Notons tout d’abord l’un ou l’autre raccourci ponctuel – les nihilistes et populistes comme précurseurs du bolchevisme, « au service d’abstractions » (p. 55) –, et le manque de réflexion approfondie quant au contexte russe et à l’usage des témoignages anarchistes sur la période soviétique de Victor Serge. Ainsi, jamais l’auteur ne s’interroge sur le prisme politique à partir duquel s’expriment ces témoignages, et les enjeux qu’ils revêtent. Il semble plutôt présenter de tels témoignages comme de simples vérités objectives pour mieux les opposer dès lors aux « mensonges » et à la « propagande » communistes de Serge. Cet a priori problématique atteint des sommets lorsque Sahagian se base (p. 101-110) sur le récit de Mauricius, un anarchiste français que Serge, dans ses mémoires, accuse d’être un indicateur. Non seulement cette accusation est écartée par l’auteur sans autre explication que la gêne de Victor Serge à se confronter à son récent passé anarchiste, mais son témoignage, largement romancé semble-t-il, n’est jamais remis en question.

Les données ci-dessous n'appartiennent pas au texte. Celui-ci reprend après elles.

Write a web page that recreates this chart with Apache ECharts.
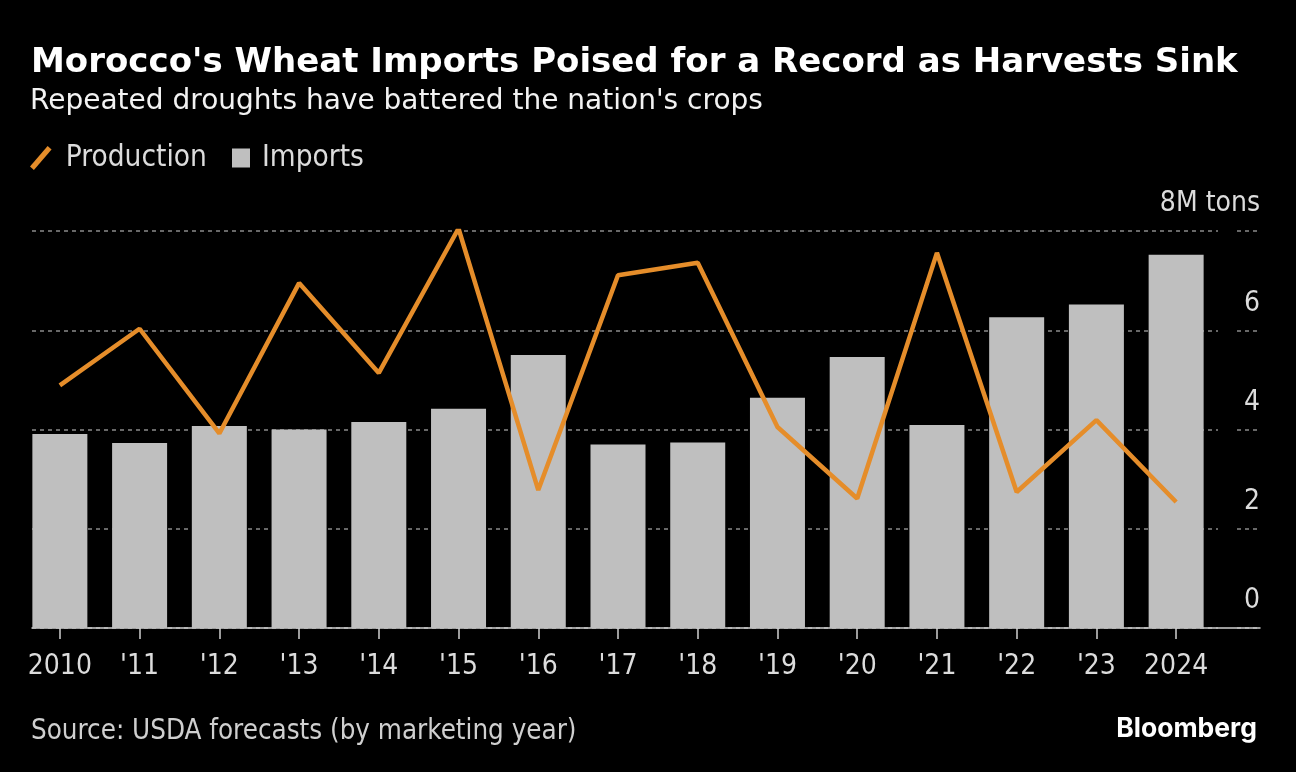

De manière plus générale, Sahagian interroge les essais et les romans de Serge sans chercher à les distinguer, à montrer leurs spécificités. La parole romanesque est ignorée, les Mémoires d’un révolutionnaire (voir le compte-rendu dans cette revue) ramené à un « beau roman » (p. 224), et les deux, en fin de compte, réduits à de la propagande (p. 170 et 185), un « mensonge littéraire » (p. 39). Tout cela pour conclure – bien sûr – sur la dualité de Serge : « écrivain avant d’être militant, homme de plume avant d’être homme d’action » (p. 168).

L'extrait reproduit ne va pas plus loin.